> _Written instruction_: Only the lines from the one with "Recreate this image" through the one with "import * as", inclusive, should be echoed exactly; pictures are left out.

start Stored rows

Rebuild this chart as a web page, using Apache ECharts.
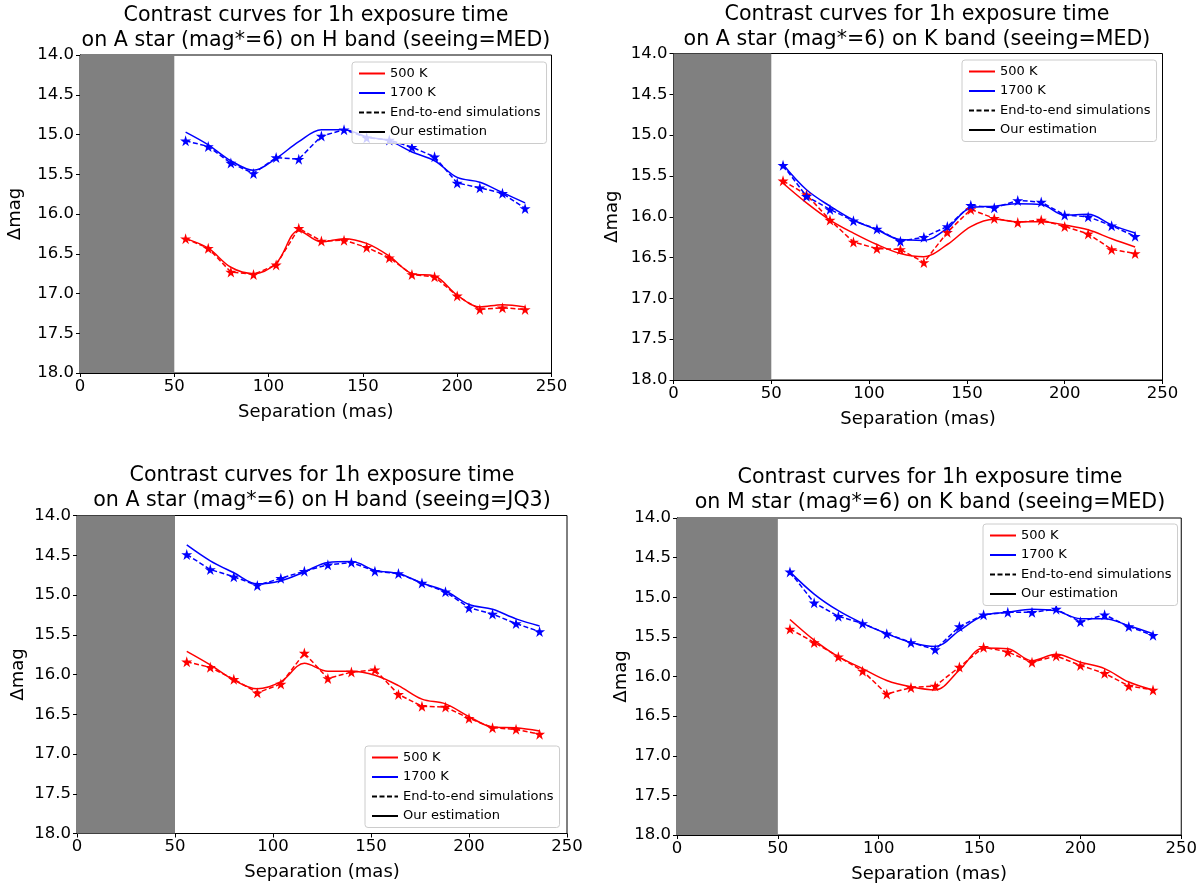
<!DOCTYPE html>
<html><head><meta charset="utf-8">
<script src="https://cdn.jsdelivr.net/npm/echarts@6/dist/echarts.min.js"></script>
<style>html,body{margin:0;padding:0;background:#fff}#c{width:1200px;height:887px}</style>
</head><body><div id="c"></div>
<script>
// ---------- data ----------
const separation = [56,68,80,92,104,116,128,140,152,164,176,188,200,212,224,236];
const maskedRange = [0, 50];
const yTicks = [14.0,14.5,15.0,15.5,16.0,16.5,17.0,17.5,18.0];
const xTicks = [0,50,100,150,200,250];
const titles = [
  'Contrast curves for 1h exposure time\non A star (mag*=6) on H band (seeing=MED)',
  'Contrast curves for 1h exposure time\non A star (mag*=6) on K band (seeing=MED)',
  'Contrast curves for 1h exposure time\non A star (mag*=6) on H band (seeing=JQ3)',
  'Contrast curves for 1h exposure time\non M star (mag*=6) on K band (seeing=MED)'
];
const legendNames = ['500 K','1700 K','End-to-end simulations','Our estimation'];

// panel 1: A star, H band, MED
const p1Red500Sim  = [16.31,16.43,16.73,16.76,16.64,16.18,16.34,16.33,16.42,16.55,16.76,16.79,17.03,17.20,17.18,17.20];
const p1Red500Est  = [16.31,16.43,16.67,16.75,16.62,16.21,16.35,16.31,16.37,16.53,16.75,16.78,17.02,17.17,17.14,17.17];
const p1Blue1700Sim= [15.08,15.15,15.36,15.49,15.29,15.31,15.02,14.94,15.04,15.07,15.16,15.28,15.61,15.67,15.74,15.93];
const p1Blue1700Est= [14.97,15.13,15.33,15.45,15.30,15.09,14.94,14.94,15.03,15.08,15.22,15.33,15.54,15.60,15.73,15.86];
// panel 2: A star, K band, MED
const p2Red500Sim  = [15.56,15.73,16.04,16.31,16.39,16.40,16.56,16.19,15.91,16.02,16.07,16.04,16.12,16.21,16.40,16.45];
const p2Red500Est  = [15.59,15.83,16.04,16.20,16.34,16.45,16.49,16.34,16.12,16.03,16.06,16.06,16.10,16.16,16.27,16.37];
const p2Blue1700Sim= [15.37,15.75,15.91,16.05,16.15,16.30,16.25,16.12,15.86,15.89,15.80,15.82,15.98,16.00,16.11,16.24];
const p2Blue1700Est= [15.36,15.67,15.87,16.04,16.16,16.28,16.29,16.14,15.89,15.87,15.84,15.85,15.98,15.97,16.10,16.20];
// panel 3: A star, H band, JQ3
const p3Red500Sim  = [15.84,15.91,16.06,16.23,16.12,15.73,16.05,15.97,15.94,16.25,16.40,16.41,16.55,16.67,16.69,16.75];
const p3Red500Est  = [15.71,15.88,16.07,16.18,16.09,15.86,15.96,15.96,16.01,16.14,16.31,16.37,16.53,16.66,16.67,16.71];
const p3Blue1700Sim= [14.49,14.68,14.77,14.88,14.79,14.70,14.62,14.59,14.70,14.73,14.85,14.96,15.16,15.24,15.36,15.46];
const p3Blue1700Est= [14.37,14.57,14.72,14.86,14.82,14.71,14.59,14.58,14.69,14.73,14.85,14.95,15.12,15.18,15.30,15.39];
// panel 4: M star, K band, MED
const p4Red500Sim  = [15.40,15.57,15.75,15.93,16.22,16.14,16.12,15.88,15.63,15.69,15.82,15.74,15.86,15.96,16.12,16.17];
const p4Red500Est  = [15.28,15.54,15.75,15.90,16.05,16.13,16.17,15.92,15.64,15.65,15.80,15.72,15.82,15.90,16.07,16.17];
const p4Blue1700Sim= [14.68,15.07,15.24,15.33,15.46,15.57,15.66,15.37,15.22,15.19,15.19,15.15,15.31,15.22,15.37,15.48];
const p4Blue1700Est= [14.68,14.96,15.17,15.33,15.46,15.57,15.62,15.42,15.23,15.19,15.15,15.17,15.27,15.27,15.36,15.46];

const panels = [
  {redSim:p1Red500Sim, redEst:p1Red500Est, blueSim:p1Blue1700Sim, blueEst:p1Blue1700Est},
  {redSim:p2Red500Sim, redEst:p2Red500Est, blueSim:p2Blue1700Sim, blueEst:p2Blue1700Est},
  {redSim:p3Red500Sim, redEst:p3Red500Est, blueSim:p3Blue1700Sim, blueEst:p3Blue1700Est},
  {redSim:p4Red500Sim, redEst:p4Red500Est, blueSim:p4Blue1700Sim, blueEst:p4Blue1700Est}
];

// ---------- layout ----------
const FONT = 'DejaVu Sans';
const grids = [
  {left:80,  top:55,   width:471.5, height:318},
  {left:673.5, top:53.5, width:489, height:326.5},
  {left:77,  top:515.5, width:490, height:318},
  {left:677, top:518,  width:506, height:317}
];
const yNameGaps = [56, 52, 50, 47];
const titlePos = [{x:316,y:3},{x:917,y:2},{x:322,y:463.5},{x:930,y:465.5}];
const legendPos = [{l:352,t:62},{l:962,t:60},{l:365,t:746},{l:983,t:524}];
const STAR = 'path://M50,0 L61,35 L98,35 L68,57 L79,91 L50,70 L21,91 L32,57 L2,35 L39,35 Z';
const zip = (xs, ys) => xs.map((x,i)=>[x, ys[i]]);

const option = {
  animation:false,
  backgroundColor:'#fff',
  textStyle:{fontFamily:FONT},
  title: titles.map((t,i)=>({
    text:t, left:titlePos[i].x, top:titlePos[i].y, textAlign:'center', padding:0,
    textStyle:{fontFamily:FONT, fontSize:20.6, fontWeight:'normal', color:'#000', lineHeight:25}
  })),
  legend: legendPos.map((p,i)=>({
    orient:'vertical', left:p.l, top:p.t, padding:[5,6,5,6], itemGap:6.5,
    itemWidth:26, itemHeight:14,
    backgroundColor:'rgba(255,255,255,0.8)', borderColor:'#cccccc', borderWidth:1, borderRadius:3,
    textStyle:{fontFamily:FONT, fontSize:13, color:'#000'},
    itemStyle:{opacity:0},
    data:[
      {name:legendNames[0], lineStyle:{color:'#ff0000', width:2, type:'solid'}},
      {name:legendNames[1], lineStyle:{color:'#0000ff', width:2, type:'solid'}},
      {name:legendNames[2], lineStyle:{color:'#000000', width:2, type:[5,2.5]}},
      {name:legendNames[3], lineStyle:{color:'#000000', width:2, type:'solid'}}
    ],
    selectedMode:false
  })),
  grid: grids.map(g=>({...g, show:true, borderColor:'#000', borderWidth:1, backgroundColor:'transparent', containLabel:false})),
  xAxis: grids.map((g,i)=>({
    type:'value', gridIndex:i, min:xTicks[0], max:xTicks[xTicks.length-1], interval:50,
    name:'Separation (mas)', nameLocation:'middle', nameGap:30,
    nameTextStyle:{fontFamily:FONT, fontSize:18, color:'#000'},
    axisLine:{show:true, lineStyle:{color:'#000', width:1}},
    axisTick:{show:true, length:4, lineStyle:{color:'#000', width:1}},
    axisLabel:{fontFamily:FONT, fontSize:16.5, color:'#000', margin:5},
    splitLine:{show:false}
  })),
  yAxis: grids.map((g,i)=>({
    type:'value', gridIndex:i, inverse:true, min:yTicks[0], max:yTicks[yTicks.length-1], interval:0.5,
    name:'Δmag', nameLocation:'middle', nameGap:yNameGaps[i],
    nameTextStyle:{fontFamily:FONT, fontSize:18, color:'#000'},
    axisLine:{show:true, lineStyle:{color:'#000', width:1}},
    axisTick:{show:true, length:4, lineStyle:{color:'#000', width:1}},
    axisLabel:{fontFamily:FONT, fontSize:16.5, color:'#000', margin:6, formatter:v=>v.toFixed(1)},
    splitLine:{show:false}
  })),
  series: []
};

panels.forEach((p,i)=>{
  option.series.push({
    name:legendNames[2], type:'line', xAxisIndex:i, yAxisIndex:i, z:3,
    data:zip(separation, p.redSim), symbol:STAR, symbolSize:11,
    color:'#ff0000', itemStyle:{color:'#ff0000'},
    lineStyle:{color:'#ff0000', width:1.5, type:[5,2.5]},
    markArea:{silent:true, itemStyle:{color:'#808080', opacity:1},
      data:[[{xAxis:maskedRange[0]},{xAxis:maskedRange[1]}]]}
  });
  option.series.push({
    name:legendNames[2], type:'line', xAxisIndex:i, yAxisIndex:i, z:3,
    data:zip(separation, p.blueSim), symbol:STAR, symbolSize:11,
    color:'#0000ff', itemStyle:{color:'#0000ff'},
    lineStyle:{color:'#0000ff', width:1.5, type:[5,2.5]}
  });
  option.series.push({
    name:legendNames[0], type:'line', xAxisIndex:i, yAxisIndex:i, z:3,
    data:zip(separation, p.redEst), symbol:'none', smooth:0.35,
    color:'#ff0000', lineStyle:{color:'#ff0000', width:1.5}
  });
  option.series.push({
    name:legendNames[1], type:'line', xAxisIndex:i, yAxisIndex:i, z:3,
    data:zip(separation, p.blueEst), symbol:'none', smooth:0.35,
    color:'#0000ff', lineStyle:{color:'#0000ff', width:1.5}
  });
});
// legend-only entry for the solid "estimation" style
option.series.push({name:legendNames[3], type:'line', xAxisIndex:0, yAxisIndex:0, data:[], symbol:'none', color:'#000', lineStyle:{color:'#000', width:1.5}});

const chart = echarts.init(document.getElementById('c'), null, {renderer:'canvas'});
chart.setOption(option);
</script>
</body></html>
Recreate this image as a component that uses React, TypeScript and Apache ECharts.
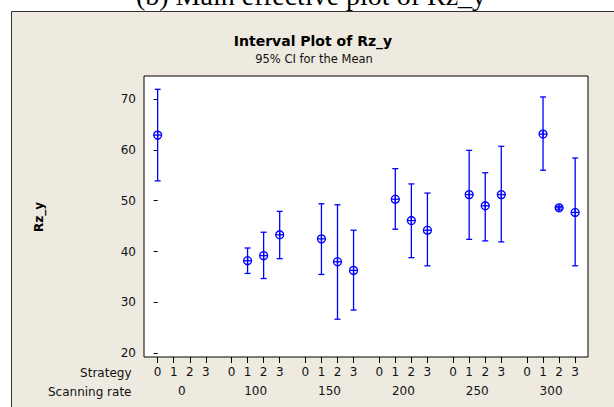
import React, { useEffect, useRef } from "react";
import * as echarts from "echarts";

// Interval plot of Rz_y: 95% CI for the mean, by scanning rate and strategy
const scanningRates = [0, 100, 150, 200, 250, 300];
const strategies = [0, 1, 2, 3];
const yTicks = [20, 30, 40, 50, 60, 70];

// One entry per plotted interval
const pointRate = [0, 100, 100, 100, 150, 150, 150, 200, 200, 200, 250, 250, 250, 300, 300, 300];
const pointStrategy = [0, 1, 2, 3, 1, 2, 3, 1, 2, 3, 1, 2, 3, 1, 2, 3];
const means = [62.9, 38.2, 39.2, 43.3, 42.5, 38.0, 36.3, 50.3, 46.1, 44.2, 51.2, 49.0, 51.2, 63.1, 48.6, 47.7];
const lowerCI = [53.9, 35.7, 34.7, 38.6, 35.5, 26.7, 28.5, 44.4, 38.8, 37.2, 42.4, 42.1, 41.9, 56.0, 48.2, 37.2];
const upperCI = [71.9, 40.7, 43.8, 47.9, 49.4, 49.2, 44.2, 56.3, 53.3, 51.5, 59.9, 55.5, 60.7, 70.4, 48.9, 58.4];

// Horizontal layout: groups of strategy slots separated by a gap
const GROUP_STRIDE = 4.6;
const xOf = (rateIdx: number, strategy: number) => rateIdx * GROUP_STRIDE + strategy;

const tickPositions: number[] = [];
const tickStrategies: number[] = [];
scanningRates.forEach((_, g) => {
  strategies.forEach((s) => {
    tickPositions.push(xOf(g, s));
    tickStrategies.push(s);
  });
});
const groupCenters = scanningRates.map((_, g) => xOf(g, 1.5));

const BLUE = "#0000ff";
const FONT = "DejaVu Sans";
const TEXT = "#111";

export default function App() {
  const ref = useRef<HTMLDivElement>(null);

  useEffect(() => {
    if (!ref.current) return;
    const chart = echarts.init(ref.current, undefined, { renderer: "svg" });

    const data = means.map((m, i) => [
      xOf(scanningRates.indexOf(pointRate[i]), pointStrategy[i]),
      m,
      lowerCI[i],
      upperCI[i],
    ]);

    const findIndex = (arr: number[], v: number) =>
      arr.findIndex((p) => Math.abs(p - v) < 1e-6);

    chart.setOption({
      animation: false,
      backgroundColor: "#ffffff",
      graphic: [
        {
          type: "rect",
          z: -100,
          shape: { x: 11.5, y: 11.5, width: 620, height: 420 },
          style: { fill: "#EEEAE0", stroke: "#333", lineWidth: 1 },
        },
        {
          type: "text",
          x: 311,
          y: -4.5,
          style: {
            text: "(b) Main effective plot of Rz_y",
            fontFamily: "Liberation Serif",
            fontSize: 28,
            fill: "#000",
            align: "center",
            verticalAlign: "middle",
          },
        },
        {
          type: "text",
          x: 313,
          y: 41,
          style: {
            text: "Interval Plot of Rz_y",
            fontFamily: FONT,
            fontWeight: "bold",
            fontSize: 14,
            fill: "#000",
            align: "center",
            verticalAlign: "middle",
          },
        },
        {
          type: "text",
          x: 314,
          y: 59,
          style: {
            text: "95% CI for the Mean",
            fontFamily: FONT,
            fontSize: 11.5,
            fill: TEXT,
            align: "center",
            verticalAlign: "middle",
          },
        },
        {
          type: "text",
          x: 131.5,
          y: 372.5,
          style: {
            text: "Strategy",
            fontFamily: FONT,
            fontSize: 12,
            fill: TEXT,
            align: "right",
            verticalAlign: "middle",
          },
        },
        {
          type: "text",
          x: 131.5,
          y: 391.5,
          style: {
            text: "Scanning rate",
            fontFamily: FONT,
            fontSize: 12,
            fill: TEXT,
            align: "right",
            verticalAlign: "middle",
          },
        },
        {
          type: "text",
          x: 38.5,
          y: 217,
          rotation: Math.PI / 2,
          style: {
            text: "Rz_y",
            fontFamily: FONT,
            fontWeight: "bold",
            fontSize: 12,
            fill: "#000",
            align: "center",
            verticalAlign: "middle",
          },
        },
      ],
      grid: {
        left: 144,
        right: 26,
        top: 76,
        bottom: 50,
        show: true,
        backgroundColor: "#ffffff",
        borderColor: "#000",
        borderWidth: 1,
      },
      xAxis: [
        {
          type: "value",
          min: -0.85,
          max: 26.8,
          position: "bottom",
          axisLine: { show: false },
          splitLine: { show: false },
          axisTick: {
            show: true,
            length: 6,
            lineStyle: { color: "#000" },
            customValues: tickPositions,
          },
          axisLabel: {
            customValues: tickPositions,
            margin: 9,
            fontFamily: FONT,
            fontSize: 12,
            color: TEXT,
            formatter: (v: number) => {
              const i = findIndex(tickPositions, v);
              return i >= 0 ? String(tickStrategies[i]) : "";
            },
          },
        },
        {
          type: "value",
          min: -0.85,
          max: 26.8,
          position: "bottom",
          axisLine: { show: false },
          splitLine: { show: false },
          axisTick: { show: false },
          axisLabel: {
            customValues: groupCenters,
            margin: 28,
            fontFamily: FONT,
            fontSize: 12,
            color: TEXT,
            formatter: (v: number) => {
              const i = findIndex(groupCenters, v);
              return i >= 0 ? String(scanningRates[i]) : "";
            },
          },
        },
      ],
      yAxis: {
        type: "value",
        min: 19.27,
        max: 74.52,
        axisLine: { show: false },
        splitLine: { show: false },
        axisTick: {
          show: true,
          length: 4,
          lineStyle: { color: "#000" },
          customValues: yTicks,
        },
        axisLabel: {
          customValues: yTicks,
          margin: 8,
          fontFamily: FONT,
          fontSize: 12,
          color: TEXT,
        },
      },
      series: [
        {
          type: "custom",
          xAxisIndex: 0,
          yAxisIndex: 0,
          data,
          renderItem: (_params: any, api: any) => {
            const x = api.value(0);
            const pm = api.coord([x, api.value(1)]);
            const pl = api.coord([x, api.value(2)]);
            const ph = api.coord([x, api.value(3)]);
            const cx = pm[0];
            const cy = pm[1];
            const style = { stroke: BLUE, lineWidth: 1.3, fill: "none" };
            const cap = 3;
            const r = 4;
            return {
              type: "group",
              children: [
                { type: "line", shape: { x1: cx, y1: ph[1], x2: cx, y2: pl[1] }, style },
                { type: "line", shape: { x1: cx - cap, y1: ph[1], x2: cx + cap, y2: ph[1] }, style },
                { type: "line", shape: { x1: cx - cap, y1: pl[1], x2: cx + cap, y2: pl[1] }, style },
                { type: "circle", shape: { cx, cy, r }, style },
                { type: "line", shape: { x1: cx - r, y1: cy, x2: cx + r, y2: cy }, style },
                { type: "line", shape: { x1: cx, y1: cy - r, x2: cx, y2: cy + r }, style },
              ],
            };
          },
        },
      ],
    });

    return () => chart.dispose();
  }, []);

  return (
    <div
      ref={ref}
      style={{ position: "absolute", left: 0, top: 0, width: 614, height: 407 }}
    />
  );
}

end Stored rows

> _Solution to the exercise_:
Recreate this image as a component that uses React, TypeScript and Apache ECharts.
import React, { useEffect, useRef } from "react";
import * as echarts from "echarts";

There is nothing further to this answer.